Thinking Aloud: Elections, the Internet, and the Long Con?

May 14, 2014 by Darius 

A new study based on India’s recently concluded elections found that fake search engine results can dramatically skew voting preferences – more than enough to tip the balance of close elections.

The study done by a prominent American psychologist was fairly simple: undecided Indian voters were told to search online about the major Indian candidates: Rahul Gandhi, Arvind Kejriwal, and Narendra Modi.  But the results were rigged: each voter was assigned to a group where the results favored one of the candidates by returning only links favorable to that candidate as the top results.  (How many people really click through to the second or third or fourth page of search results?)  The rigged results increased support for Rahul Gandhi by 26.5%, Kejriwal by 11.3%, and Modi by 9.1%.  That’s more than enough to swing most elections.

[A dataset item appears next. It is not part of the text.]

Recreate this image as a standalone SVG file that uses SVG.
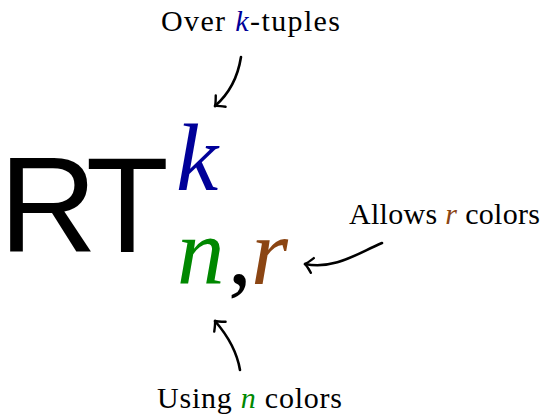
<svg xmlns="http://www.w3.org/2000/svg" width="546" height="416" viewBox="0 0 546 416">
<defs>
<style>
.lbl{font-family:"Liberation Serif","Times New Roman",serif;font-size:30px;fill:#000}
.ser{font-family:"Liberation Serif","Times New Roman",serif}
.it{font-style:italic}
.blue{fill:#000099}
.green{fill:#008800}
.brown{fill:#8b4513}
.arr{fill:none;stroke:#000;stroke-width:2.6;stroke-linecap:round;marker-end:url(#to)}
</style>
<marker id="to" markerUnits="userSpaceOnUse" markerWidth="20" markerHeight="20" viewBox="-10 -10 20 20" refX="0" refY="0" orient="auto" overflow="visible">
<path d="M-7.5,-7.5 Q-2,-1.2 0,0 Q-2,1.2 -7.5,7.5" fill="none" stroke="#000" stroke-width="2.4" stroke-linecap="round" stroke-linejoin="round"/>
</marker>
</defs>
<g id="formula">
<text font-family="Liberation Sans, Arial, sans-serif" font-size="136" fill="#000"><tspan x="-1" y="252" letter-spacing="-9">RT</tspan><tspan class="ser it blue" x="176" y="190" font-size="95" letter-spacing="0">k</tspan><tspan class="ser it green" x="177" y="284" font-size="95">n</tspan><tspan class="ser" x="228" y="284" font-size="95">,</tspan><tspan class="ser it brown" x="251" y="284" font-size="95">r</tspan></text>
</g>
<g id="label-top">
<text class="lbl" x="161" y="31" textLength="179" lengthAdjust="spacing">Over <tspan class="it blue">k</tspan>-tuples</text>
</g>
<g id="label-right">
<text class="lbl" x="349" y="224" textLength="191" lengthAdjust="spacing">Allows <tspan class="it brown">r</tspan> colors</text>
</g>
<g id="label-bottom">
<text class="lbl" x="157" y="408" textLength="185" lengthAdjust="spacing">Using <tspan class="it green">n</tspan> colors</text>
</g>
<g id="connectors">
<path class="arr" d="M241,57 C238,76 230,93 215,106"/>
<path class="arr" d="M382,243 C358,253 335,270 305,264"/>
<path class="arr" d="M240,370 C237,352 228,336 215,321"/>
</g>
</svg>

Of course, just because a search engine like Google could rig search results to influence elections doesn’t mean it will.  In fact, other studies have examined Google’s record and found that it has standardized its display of results to avoid such bias.  But that doesn’t mean a different search engine in the US or another country, or a current search engine at some point in the future, could not do so.  Moreover, according to The Washington Post, in the US at least, a search engine’s decision about how to return results is most likely protected speech under the First Amendment, akin to an editor’s decision about what to put on the front page of a newspaper.  (Source: “A Google Effect on Elections?,” The Washington Post, May 13, 2014, p.A10,

Either way, the study shows how easy it can be to manipulate, all but invisibly, preferences on something as central as choosing the next leader.  Which is very disturbing, especially given that campaigns in the US, India, and elsewhere have demonstrated time and again that if something shady can be done to influence the outcome, it will be done.